I've never really known Goldie Hawn in anything but late-period self-parody mode; she has a certain relaxed charm here as the fairly dim Lou Jean, although she's in over her head when the script asks her to emote, and while I won't call it a surprise that she presented a confident lead performance here (I knew she'd won an Academy Award early in her career, and that there must be some reason she became a star) it was still nice to be reminded of her effortless ability to be cute and engaging.  Atherton and Sacks are fine as her co-stars, neither makes a major impression but Atherton has some nice moments with Hawn, and Sacks has a good scene with the two of them where he attempts to help them work through an argument (he identifies himself as a marriage counseling pro, which is probably true for a lot of real-life lawmen, especially in small towns).  The real star of the film is Ben Johnson, who infuses what could be the cliched role of the stern Texas policeman with a real degree of humanity - I would almost recommend the film simply for his performance, which is one in his very long career that I think has been somewhat forgotten.  He'd won the Oscar a couple of years prior for playing another, fairly similar Texan in The Last Picture Show, and he had carved out a long career before that playing variations on that character, because he was really, really good at it.
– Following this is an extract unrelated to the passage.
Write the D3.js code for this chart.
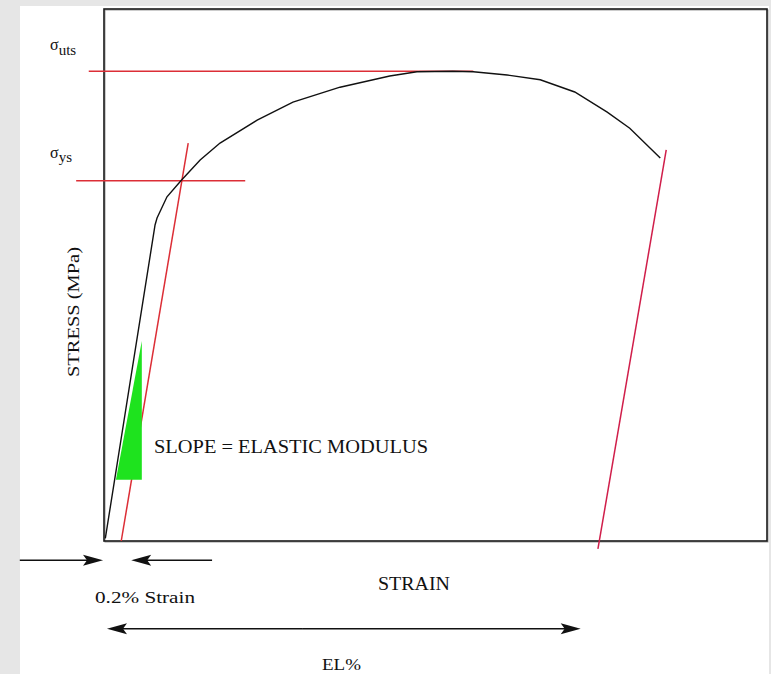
<!DOCTYPE html>
<html>
<head>
<meta charset="utf-8">
<script src="https://cdn.jsdelivr.net/npm/d3@7/dist/d3.min.js"></script>
<style>
  html, body { margin: 0; padding: 0; background: #e6e6e6; }
  svg { display: block; }
  .lbl { font-family: "Liberation Serif", "DejaVu Serif", serif; fill: #111; }
</style>
</head>
<body>
<div id="chart"></div>
<script>
// stress-strain curve, both axes in percent of the plot box
var curveStrain = [0.2, 7.7, 8.0, 9.5, 11.6, 14.5, 17.5, 23.1, 28.5, 35.6, 43.1, 47.2, 52.6, 55.7, 60.8, 65.8, 71.0, 75.9, 79.3, 83.9];
var curveStress = [0.5, 59.4, 60.7, 64.7, 67.7, 71.6, 74.8, 79.1, 82.5, 85.3, 87.4, 88.2, 88.3, 88.2, 87.6, 86.7, 84.4, 80.6, 77.6, 72.0];

// red construction lines [x1, y1, x2, y2]
var utsLine = [-2.3, 88.3, 55.7, 88.3];
var ysLine = [-4.2, 67.7, 21.3, 67.7];
var offsetLine = [2.6, 0, 12.7, 74.8];
var fractureLine = [74.5, -1.5, 84.8, 73.5];

// green slope triangle
var slopeX = [1.8, 5.7, 5.7];
var slopeY = [11.5, 11.5, 37.6];

var width = 771, height = 674;
var box = {left: 104, right: 767, top: 9, bottom: 541};

var svg = d3.select("#chart").append("svg")
  .attr("width", width)
  .attr("height", height);

// page background (grey edges, white sheet)
svg.append("rect").attr("x", 0).attr("y", 0).attr("width", width).attr("height", height).attr("fill", "#e6e6e6");
svg.append("rect").attr("x", 20).attr("y", 6).attr("width", 749).attr("height", height - 6).attr("fill", "#fff");

var xScale = d3.scaleLinear().domain([0, 100]).range([box.left, box.right]);
var yScale = d3.scaleLinear().domain([0, 100]).range([box.bottom, box.top]);

// plot frame
svg.append("rect")
  .attr("x", box.left + 1).attr("y", box.top + 1)
  .attr("width", box.right - box.left).attr("height", box.bottom - box.top)
  .attr("fill", "none").attr("stroke", "#999").attr("stroke-width", 1);
svg.append("rect")
  .attr("x", box.left).attr("y", box.top)
  .attr("width", box.right - box.left).attr("height", box.bottom - box.top)
  .attr("fill", "none").attr("stroke", "#1a1a1a").attr("stroke-width", 1.6);

// red lines
[utsLine, ysLine, offsetLine].forEach(function(l) {
  svg.append("line")
    .attr("x1", xScale(l[0])).attr("y1", yScale(l[1]))
    .attr("x2", xScale(l[2])).attr("y2", yScale(l[3]))
    .attr("stroke", "#dc2e36").attr("stroke-width", 1.5);
});
svg.append("line")
  .attr("x1", xScale(fractureLine[0])).attr("y1", yScale(fractureLine[1]))
  .attr("x2", xScale(fractureLine[2])).attr("y2", yScale(fractureLine[3]))
  .attr("stroke", "#d01e4a").attr("stroke-width", 1.5);

// green triangle (covers the offset line)
var tri = slopeX.map(function(d, i) { return [xScale(d), yScale(slopeY[i])]; });
svg.append("polygon")
  .attr("points", tri.map(function(p) { return p.join(","); }).join(" "))
  .attr("fill", "#1ee31e");

// curve
var curveData = curveStrain.map(function(d, i) { return [d, curveStress[i]]; });
var line = d3.line()
  .x(function(d) { return xScale(d[0]); })
  .y(function(d) { return yScale(d[1]); });
svg.append("path")
  .datum(curveData)
  .attr("d", line)
  .attr("fill", "none")
  .attr("stroke", "#111")
  .attr("stroke-width", 1.4);

// arrows: [xFrom, xTo, y] with head at xTo
var arrows = [
  [-12.7, -0.15, -3.6],
  [16.3, 4.1, -3.6],
  [30, 0.45, -16.5],
  [30, 71.9, -16.5]
];
arrows.forEach(function(a) {
  var x0 = xScale(a[0]), x1 = xScale(a[1]), y = yScale(a[2]);
  var dir = x1 > x0 ? 1 : -1;
  svg.append("line")
    .attr("x1", x0).attr("y1", y).attr("x2", x1 - dir * 10).attr("y2", y)
    .attr("stroke", "#111").attr("stroke-width", 1.5);
  svg.append("path")
    .attr("d", "M" + x1 + "," + y + "L" + (x1 - dir * 20) + "," + (y - 5.5) +
               "L" + (x1 - dir * 16) + "," + y + "L" + (x1 - dir * 20) + "," + (y + 5.5) + "Z")
    .attr("fill", "#111");
});

// labels
function label(txt, x, y, size, len) {
  var t = svg.append("text").attr("class", "lbl")
    .attr("x", x).attr("y", y).attr("font-size", size).text(txt);
  if (len) t.attr("textLength", len).attr("lengthAdjust", "spacingAndGlyphs");
  return t;
}

var uts = svg.append("text").attr("class", "lbl").attr("x", 50).attr("y", 50).attr("font-size", 16);
uts.append("tspan").text("σ");
uts.append("tspan").attr("font-size", 15).attr("dy", 5).text("uts");

var ys = svg.append("text").attr("class", "lbl").attr("x", 50).attr("y", 158).attr("font-size", 16);
ys.append("tspan").text("σ");
ys.append("tspan").attr("font-size", 15).attr("dy", 4).text("ys");

label("SLOPE = ELASTIC MODULUS", 154, 453, 18.5, 274);
label("STRAIN", 378, 590, 18, 72);
label("0.2% Strain", 95, 603, 17, 100);
label("EL%", 322, 670, 17, 39);

svg.append("text").attr("class", "lbl")
  .attr("transform", "translate(79,312) rotate(-90)")
  .attr("text-anchor", "middle")
  .attr("font-size", 17)
  .attr("textLength", 130).attr("lengthAdjust", "spacingAndGlyphs")
  .text("STRESS (MPa)");
</script>
</body>
</html>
I don't mean to be quite so hard on this film - it is reasonably, though very slightly, successful, and it is narratively coherent even if its tone is all over the place.  It doesn't aim that high, and if it is ultimately less interesting than Duel, it is probably because it feels like a film that was supervised much more closely by the people who actually paid for it.  What I suspect, just from my own intuition, is that they wanted a light touch which Spielberg ultimately balked out, which is why the film is so internally inconsistent from moment to moment.  The graft doesn't completely work, but there are enough small pleasures here to make it a worthy part of Spielberg's canon.